----- RECORDED INFORMATION -----

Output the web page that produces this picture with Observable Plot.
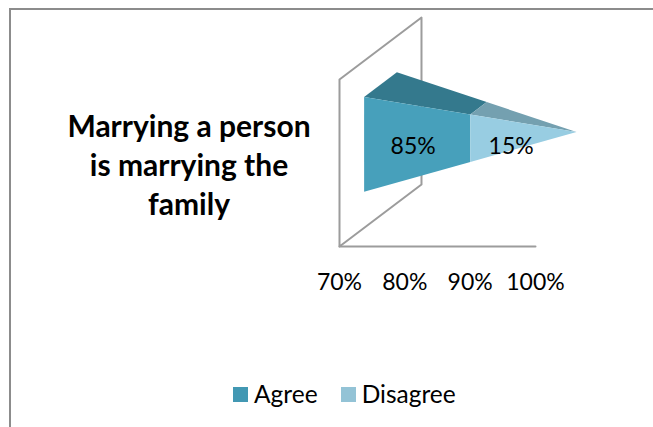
<!DOCTYPE html>
<html>
<head>
<meta charset="utf-8">
<script src="https://cdn.jsdelivr.net/npm/d3@7"></script>
<script src="https://cdn.jsdelivr.net/npm/@observablehq/plot@0.6"></script>
<style>
  html, body { margin: 0; background: #fff; }
  #frame { position: relative; width: 653px; height: 427px; overflow: hidden; font-family: Lato, sans-serif; color: #000; }
  #border { position: absolute; left: 9px; top: 8px; right: -4px; bottom: -4px; border: 2px solid #8c8c8c; }
  #title { position: absolute; left: 39px; top: 106px; width: 300px; text-align: center; font-weight: 700; font-size: 30px; line-height: 39px; }
  #legend { position: absolute; left: 233px; top: 378px; display: flex; align-items: center; font-size: 24.5px; line-height: 32px; white-space: nowrap; }
  #legend i { display: inline-block; width: 15px; height: 15px; margin-right: 6px; }
  #legend span { margin-right: 23px; }
  svg { position: absolute; left: 0; top: 0; }
</style>
</head>
<body>
<div id="frame">
  <div id="border"></div>
  <div id="plot"></div>
  <div id="title">Marrying a person<br>is marrying the<br>family</div>
  <div id="legend"></div>
</div>
<script>
const categories = ["Agree", "Disagree"];
const shares = [85, 15];
const axisTicks = [70, 80, 90, 100];
const frontColors = ["#47a0bb", "#98cde2"];
const topColors = ["#34798d", "#74a0b0"];
const legendColors = ["#4298b3", "#93c3d6"];

const axisMin = axisTicks[0];
const axisMax = axisTicks[axisTicks.length - 1];

// Oblique projection of the 3-D chart box: depth 0 is the front, 1 the back.
const depthToValue = 12.55;
const depthToHeight = 0.371;
const project = (value, height, depth) => ({
  x: value + depth * depthToValue,
  y: height + depth * depthToHeight
});

// A point on the pyramid, which narrows from the base at axisMin to its apex at axisMax.
const halfHeight = 0.284;
const halfDepth = 0.2;
const pyramid = (value, side, front) => {
  const s = (axisMax - value) / (axisMax - axisMin);
  return project(value, 0.5 + side * s * halfHeight, 0.5 + front * s * halfDepth);
};

let from = axisMin;
const segments = categories.map((name, i) => {
  // The first share ends at its own value on the axis; the next one stacks up to the apex.
  const to = i === 0 ? shares[0] : shares[0] + shares[1];
  const seg = {name, from, to, share: shares[i], i};
  from = to;
  return seg;
});

const faceFront = s => [
  pyramid(s.from, 1, -1), pyramid(s.to, 1, -1), pyramid(s.to, -1, -1), pyramid(s.from, -1, -1)
];
const faceTop = s => [
  pyramid(s.from, 1, -1), pyramid(s.to, 1, -1), pyramid(s.to, 1, 1), pyramid(s.from, 1, 1)
];

const wall = [
  project(axisMin, 0, 0), project(axisMin, 1, 0), project(axisMin, 1, 1),
  project(axisMin, 0, 1), project(axisMin, 0, 0)
];
const floor = [project(axisMin, 0, 0), project(axisMax, 0, 0)];

const faceMark = (points, fill) => Plot.line([...points, points[0]], {x: "x", y: "y", fill, stroke: "none", curve: "linear"});

const plot = Plot.plot({
  width: 653,
  height: 427,
  marginLeft: 339,
  marginRight: 118,
  marginTop: 79,
  marginBottom: 181,
  style: {fontFamily: "Lato, sans-serif", background: "transparent", overflow: "visible"},
  x: {domain: [axisMin, axisMax]},
  y: {domain: [0, 1]},
  marks: [
    Plot.line(wall, {x: "x", y: "y", stroke: "#9c9c9c", strokeWidth: 2}),
    Plot.line(floor, {x: "x", y: "y", stroke: "#9c9c9c", strokeWidth: 2}),
    segments.map(s => faceMark(faceTop(s), topColors[s.i])),
    segments.map(s => faceMark(faceFront(s), frontColors[s.i])),
    Plot.text(segments, {
      x: s => project((s.from + s.to) / 2, 0.5, 0.3).x,
      y: () => project(0, 0.5, 0.3).y - 0.012,
      text: s => `${s.share}%`,
      fontSize: 23,
      fill: "#000"
    }),
    Plot.axisX({
      ticks: axisTicks,
      tickSize: 0,
      tickPadding: 27,
      tickFormat: d => `${d}%`,
      fontSize: 23,
      color: "#000",
      label: null
    }),
    Plot.axisY({ticks: [], label: null})
  ]
});
document.getElementById("plot").appendChild(plot);

const legend = document.getElementById("legend");
categories.forEach((name, i) => {
  const swatch = document.createElement("i");
  swatch.style.background = legendColors[i];
  const label = document.createElement("span");
  label.textContent = name;
  legend.append(swatch, label);
});
</script>
</body>
</html>
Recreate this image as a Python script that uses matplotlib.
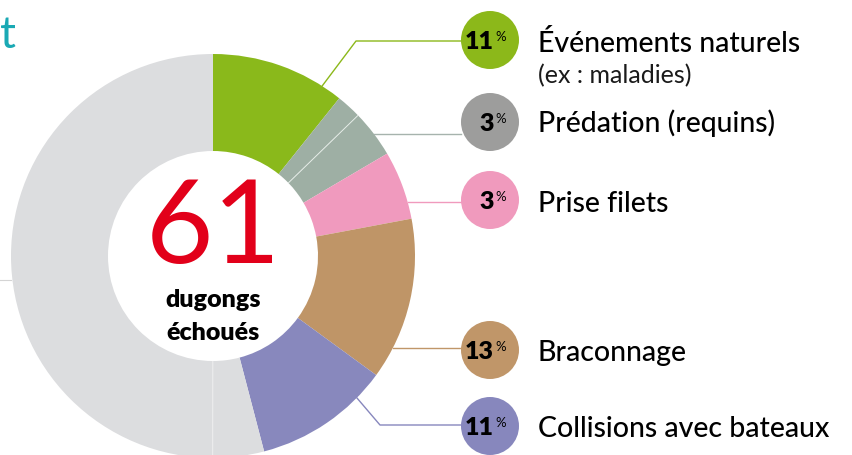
import numpy as np
import matplotlib.pyplot as plt
from matplotlib.patches import Circle

# donut slices, clockwise from the top
slice_values = [10.75, 2.0, 3.8, 5.5, 13.0, 10.9, 4.1, 50.0]
slice_colors = ['#8ab91b', '#9eafa4', '#9eafa4', '#f09abe', '#bf9567',
                '#8888bd', '#dcdddf', '#dcdddf']

# legend entries
causes = ['Événements naturels', 'Prédation (requins)', 'Prise filets',
          'Braconnage', 'Collisions avec bateaux']
cause_pct = ['11', '3', '3', '13', '11']
cause_colors = ['#8cb81a', '#9d9d9c', '#f09abd', '#c09669', '#8787bd']
line_colors = ['#8cb81a', '#a6b3ad', '#f09abd', '#c09669', '#8787bd']

total_count = '61'

H = 456


def Y(py):
    # convert pixel row (from top) to data y
    return H - py


fig = plt.figure(figsize=(8.53, 4.56), dpi=100)
ax = fig.add_axes([0, 0, 1, 1])

cx, cy = 213, 257
R, r_in = 202, 105

ax.pie(slice_values, colors=slice_colors, startangle=90, counterclock=False,
       radius=R, center=(cx, Y(cy)),
       wedgeprops=dict(width=R - r_in, linewidth=0))

# thin separators inside the grey slices
cum = np.cumsum(slice_values) / np.sum(slice_values)
for idx, col in [(1, '#e4ebe6'), (6, '#eeeeef')]:
    a = np.deg2rad(90 - 360 * cum[idx])
    ax.plot([cx + r_in * np.cos(a), cx + R * np.cos(a)],
            [Y(cy) + r_in * np.sin(a), Y(cy) + R * np.sin(a)],
            color=col, lw=0.7, solid_capstyle='butt')

# centre text
ax.text(cx, Y(230), total_count, color='#e2001a', fontsize=84,
        family='Lato', ha='center', va='center')
ax.text(cx, Y(300), 'dugongs', fontsize=18, family='Lato',
        fontweight='heavy', ha='center', va='center')
ax.text(cx, Y(333), 'échoués', fontsize=18, family='Lato',
        fontweight='heavy', ha='center', va='center')

# legend circles, leader lines and labels
circ_x, circ_r = 490, 29
circ_y = [41, 123, 201, 351, 427]
anchor_deg = [32.7, 53, 74.6, 117, 134.6]
line_y = [42, None, None, None, 426]
elbow_x = [356, None, None, None, 380]
label_base = [52, 132, 212, 361, 437]

for i in range(len(causes)):
    a = np.deg2rad(anchor_deg[i])
    ax0, ay0 = cx + R * np.sin(a), cy - R * np.cos(a)
    if elbow_x[i] is not None:
        xs = [ax0, elbow_x[i], circ_x - circ_r]
        ys = [ay0, line_y[i], line_y[i]]
    else:
        xs = [ax0, circ_x - circ_r]
        ys = [ay0, ay0]
    ax.plot(xs, [Y(v) for v in ys], color=line_colors[i], lw=1.0)

    ax.add_patch(Circle((circ_x, Y(circ_y[i])), circ_r,
                        color=cause_colors[i], lw=0))
    ax.text(circ_x + 4, Y(circ_y[i] + 1), cause_pct[i], fontsize=18,
            family='Lato', fontweight='heavy',
            ha='right', va='center', color='black')
    ax.text(circ_x + 5, Y(circ_y[i] - 4), '%', fontsize=9.5,
            family='Lato', ha='left', va='center', color='black')
    ax.text(538, Y(label_base[i]), causes[i], fontsize=20.5, family='Lato',
            fontweight='medium', ha='left', va='baseline', color='black')

ax.text(538, Y(83), '(ex : maladies)', fontsize=18, family='Lato',
        ha='left', va='baseline', color='#1a1a1a')

# cropped title letter and left rule
ax.text(0, Y(47.5), 't', fontsize=32, family='Lato', color='#1aa9b4',
        ha='left', va='baseline')
ax.plot([0, 11], [Y(281), Y(281)], color='#d4d4d4', lw=0.8)

ax.set_xlim(0, 853)
ax.set_ylim(0, H)
ax.axis('off')

fig.savefig('out.png', dpi=100)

-----

YOUR GOAL
Nothing but the lines from the one containing "Recreate this image" through the one containing "label_base = [52, 132, 212, 361, 437]" should be echoed, each exactly as it stands; pictures are excluded.

WRITTEN ANSWER
Recreate this image as a Python script that uses matplotlib.
import numpy as np
import matplotlib.pyplot as plt
from matplotlib.patches import Circle

# donut slices, clockwise from the top
slice_values = [10.75, 2.0, 3.8, 5.5, 13.0, 10.9, 4.1, 50.0]
slice_colors = ['#8ab91b', '#9eafa4', '#9eafa4', '#f09abe', '#bf9567',
                '#8888bd', '#dcdddf', '#dcdddf']

# legend entries
causes = ['Événements naturels', 'Prédation (requins)', 'Prise filets',
          'Braconnage', 'Collisions avec bateaux']
cause_pct = ['11', '3', '3', '13', '11']
cause_colors = ['#8cb81a', '#9d9d9c', '#f09abd', '#c09669', '#8787bd']
line_colors = ['#8cb81a', '#a6b3ad', '#f09abd', '#c09669', '#8787bd']

total_count = '61'

H = 456


def Y(py):
    # convert pixel row (from top) to data y
    return H - py


fig = plt.figure(figsize=(8.53, 4.56), dpi=100)
ax = fig.add_axes([0, 0, 1, 1])

cx, cy = 213, 257
R, r_in = 202, 105

ax.pie(slice_values, colors=slice_colors, startangle=90, counterclock=False,
       radius=R, center=(cx, Y(cy)),
       wedgeprops=dict(width=R - r_in, linewidth=0))

# thin separators inside the grey slices
cum = np.cumsum(slice_values) / np.sum(slice_values)
for idx, col in [(1, '#e4ebe6'), (6, '#eeeeef')]:
    a = np.deg2rad(90 - 360 * cum[idx])
    ax.plot([cx + r_in * np.cos(a), cx + R * np.cos(a)],
            [Y(cy) + r_in * np.sin(a), Y(cy) + R * np.sin(a)],
            color=col, lw=0.7, solid_capstyle='butt')

# centre text
ax.text(cx, Y(230), total_count, color='#e2001a', fontsize=84,
        family='Lato', ha='center', va='center')
ax.text(cx, Y(300), 'dugongs', fontsize=18, family='Lato',
        fontweight='heavy', ha='center', va='center')
ax.text(cx, Y(333), 'échoués', fontsize=18, family='Lato',
        fontweight='heavy', ha='center', va='center')

# legend circles, leader lines and labels
circ_x, circ_r = 490, 29
circ_y = [41, 123, 201, 351, 427]
anchor_deg = [32.7, 53, 74.6, 117, 134.6]
line_y = [42, None, None, None, 426]
elbow_x = [356, None, None, None, 380]
label_base = [52, 132, 212, 361, 437]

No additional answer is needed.